• **RECORDED INFORMATION**:
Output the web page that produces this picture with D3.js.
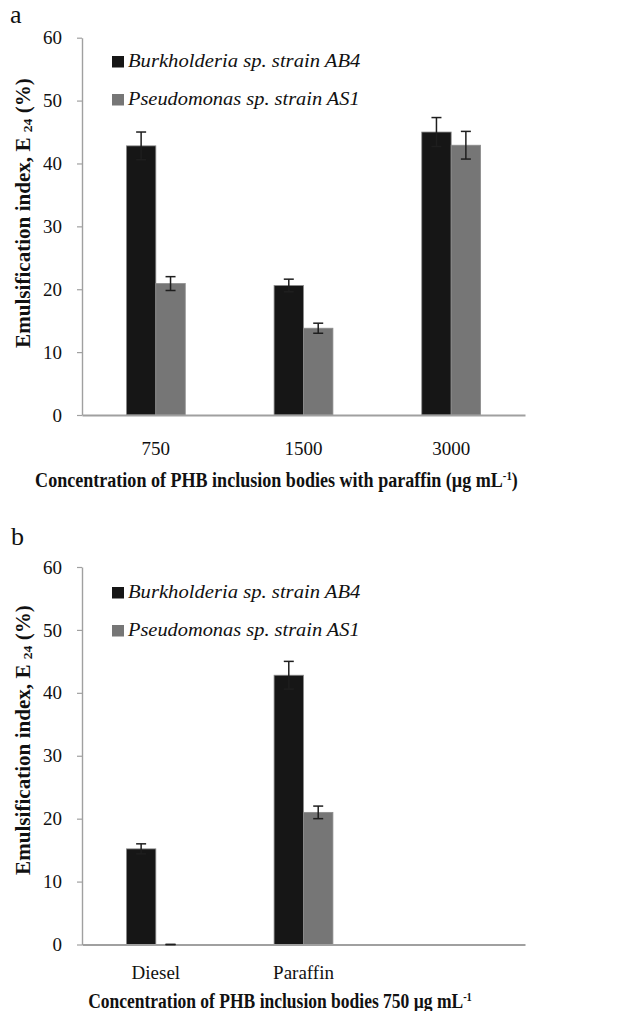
<!DOCTYPE html>
<html>
<head>
<meta charset="utf-8">
<script src="https://cdn.jsdelivr.net/npm/d3@7"></script>
<style>
  body { margin: 0; background: #fff; }
  svg { display: block; }
</style>
</head>
<body>
<div id="chart"></div>
<script>
// series names
const seriesNames = ['Burkholderia sp. strain AB4', 'Pseudomonas sp. strain AS1'];
const yTicks = [0, 10, 20, 30, 40, 50, 60];

// panel a - concentrations with paraffin
const catsA = ['750', '1500', '3000'];
const burkA = [42.8, 20.6, 45.0];
const burkAErr = [2.2, 1.0, 2.3];
const pseuA = [20.9, 13.8, 42.9];
const pseuAErr = [1.1, 0.8, 2.2];

// panel b - diesel vs paraffin at 750
const catsB = ['Diesel', 'Paraffin', ''];
const burkB = [15.2, 42.8, null];
const burkBErr = [0.8, 2.2, null];
const pseuB = [0, 21.0, null];
const pseuBErr = [0, 1.0, null];

const colors = ['#161616', '#767676'];
const W = 621, H = 1011;

const svg = d3.select('#chart').append('svg')
  .attr('width', W)
  .attr('height', H);

// squeeze a text horizontally (along its own direction) to a given length
function fitText(t, w, pre) {
  const bw = t.node().getBBox().width;
  t.attr('transform', `${pre} scale(${w / bw},1)`);
}

function panel(cfg) {
  const g = svg.append('g');

  const x = d3.scaleBand()
    .domain(cfg.cats.map((c, i) => i))
    .range([82, 525]);

  const x1 = d3.scaleBand()
    .domain([0, 1])
    .range([0, x.bandwidth()])
    .paddingOuter(1.51);

  const y = d3.scaleLinear()
    .domain([0, 60])
    .range(cfg.yRange);

  // y axis
  g.append('g')
    .attr('transform', 'translate(82,0)')
    .call(d3.axisLeft(y).tickValues(yTicks).tickSize(5).tickPadding(15).tickSizeOuter(0))
    .call(a => a.select('.domain').attr('stroke', '#a0a0a0').attr('stroke-width', 1.4))
    .call(a => a.selectAll('.tick line').attr('stroke', '#a0a0a0').attr('stroke-width', 1.2))
    .call(a => a.selectAll('.tick text')
      .attr('fill', '#111')
      .style('font-family', '"Liberation Serif", serif')
      .style('font-size', '19px'));

  // bars
  const rows = cfg.cats.map((c, i) => [
    { cat: i, s: 0, v: cfg.s1[i], e: cfg.e1[i] },
    { cat: i, s: 1, v: cfg.s2[i], e: cfg.e2[i] }
  ]).flat().filter(d => d.v != null);

  g.append('g').selectAll('rect')
    .data(rows.filter(d => d.v > 0))
    .join('rect')
    .attr('x', d => x(d.cat) + x1(d.s))
    .attr('y', d => y(d.v))
    .attr('width', x1.bandwidth())
    .attr('height', d => y(0) - y(d.v))
    .attr('fill', d => colors[d.s])
    .attr('stroke', '#8c8c8c')
    .attr('stroke-width', 0.8);

  // x axis
  g.append('g')
    .attr('transform', `translate(0,${y(0)})`)
    .call(d3.axisBottom(x).tickSize(0).tickSizeOuter(0).tickFormat(i => cfg.cats[i]))
    .call(a => a.select('.domain').attr('stroke', '#a0a0a0').attr('stroke-width', 2))
    .call(a => a.selectAll('.tick text')
      .attr('y', cfg.labelOff)
      .attr('dy', 0)
      .attr('fill', '#111')
      .style('font-family', '"Liberation Serif", serif')
      .style('font-size', '19px'));

  // error bars
  const eb = g.append('g').attr('stroke', '#1e1e1e').attr('stroke-width', 1.5);
  rows.forEach(d => {
    const cx = x(d.cat) + x1(d.s) + x1.bandwidth() / 2;
    const top = y(d.v + d.e), bot = y(Math.max(0, d.v - d.e));
    eb.append('line').attr('x1', cx).attr('x2', cx).attr('y1', top).attr('y2', bot);
    eb.append('line').attr('x1', cx - 5).attr('x2', cx + 5).attr('y1', top).attr('y2', top);
    eb.append('line').attr('x1', cx - 5).attr('x2', cx + 5).attr('y1', bot).attr('y2', bot);
  });

  // legend
  const lg = g.append('g');
  seriesNames.forEach((name, i) => {
    const ly = cfg.legendY + i * 38;
    lg.append('rect')
      .attr('x', 112).attr('y', ly - 11)
      .attr('width', 12).attr('height', 11.5)
      .attr('fill', colors[i]);
    const t = lg.append('text')
      .style('font-family', '"Liberation Serif", serif')
      .style('font-style', 'italic')
      .style('font-size', '19px')
      .attr('fill', '#111')
      .text(name);
    fitText(t, 233, `translate(128,${ly})`);
  });

  // y title
  const yt = g.append('text')
    .attr('text-anchor', 'middle')
    .style('font-family', '"Liberation Serif", serif')
    .style('font-weight', 'bold')
    .style('font-size', '20px')
    .attr('fill', '#111');
  yt.append('tspan').text('Emulsification index, E ');
  yt.append('tspan').attr('dy', 2).style('font-size', '13px').text('24');
  yt.append('tspan').attr('dy', -2).text(' (%)');
  fitText(yt, 270, `translate(30,${cfg.yTitleY}) rotate(-90)`);

  // x title
  const xt = g.append('text')
    .attr('text-anchor', 'middle')
    .style('font-family', '"Liberation Serif", serif')
    .style('font-weight', 'bold')
    .style('font-size', '20px')
    .attr('fill', '#111');
  xt.append('tspan').text(cfg.xTitle + ' mL');
  xt.append('tspan').attr('dy', -7).style('font-size', '12px').text('-1');
  if (cfg.close) xt.append('tspan').attr('dy', 7).text(')');
  fitText(xt, cfg.xTitleW, `translate(${cfg.xTitleX},${cfg.xTitleY})`);

  // panel letter
  svg.append('text')
    .attr('x', cfg.letter[1])
    .attr('y', cfg.letter[2])
    .style('font-family', '"Liberation Serif", serif')
    .style('font-size', '26px')
    .attr('fill', '#111')
    .text(cfg.letter[0]);
}

panel({
  cats: catsA, s1: burkA, e1: burkAErr, s2: pseuA, e2: pseuAErr,
  yRange: [415, 37.7], labelOff: 40, legendY: 67, yTitleY: 213,
  xTitle: 'Concentration of PHB inclusion bodies with paraffin (\u00b5g', close: true,
  xTitleX: 276.5, xTitleY: 487, xTitleW: 483,
  letter: ['a', 10, 23]
});

panel({
  cats: catsB, s1: burkB, e1: burkBErr, s2: pseuB, e2: pseuBErr,
  yRange: [944.5, 567], labelOff: 34.5, legendY: 598, yTitleY: 740,
  xTitle: 'Concentration of PHB inclusion bodies 750 \u00b5g', close: false,
  xTitleX: 280, xTitleY: 1008, xTitleW: 384,
  letter: ['b', 11, 545]
});
</script>
</body>
</html>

• **TASK STATEMENT**: Write out each line of the listing above, exactly, from its first line to the line holding "const pseuAErr = [1.1, 0.8, 2.2];", inclusive. Skip the pictures.

• **EXERCISE RESULT**:
Output the web page that produces this picture with D3.js.
<!DOCTYPE html>
<html>
<head>
<meta charset="utf-8">
<script src="https://cdn.jsdelivr.net/npm/d3@7"></script>
<style>
  body { margin: 0; background: #fff; }
  svg { display: block; }
</style>
</head>
<body>
<div id="chart"></div>
<script>
// series names
const seriesNames = ['Burkholderia sp. strain AB4', 'Pseudomonas sp. strain AS1'];
const yTicks = [0, 10, 20, 30, 40, 50, 60];

// panel a - concentrations with paraffin
const catsA = ['750', '1500', '3000'];
const burkA = [42.8, 20.6, 45.0];
const burkAErr = [2.2, 1.0, 2.3];
const pseuA = [20.9, 13.8, 42.9];
const pseuAErr = [1.1, 0.8, 2.2];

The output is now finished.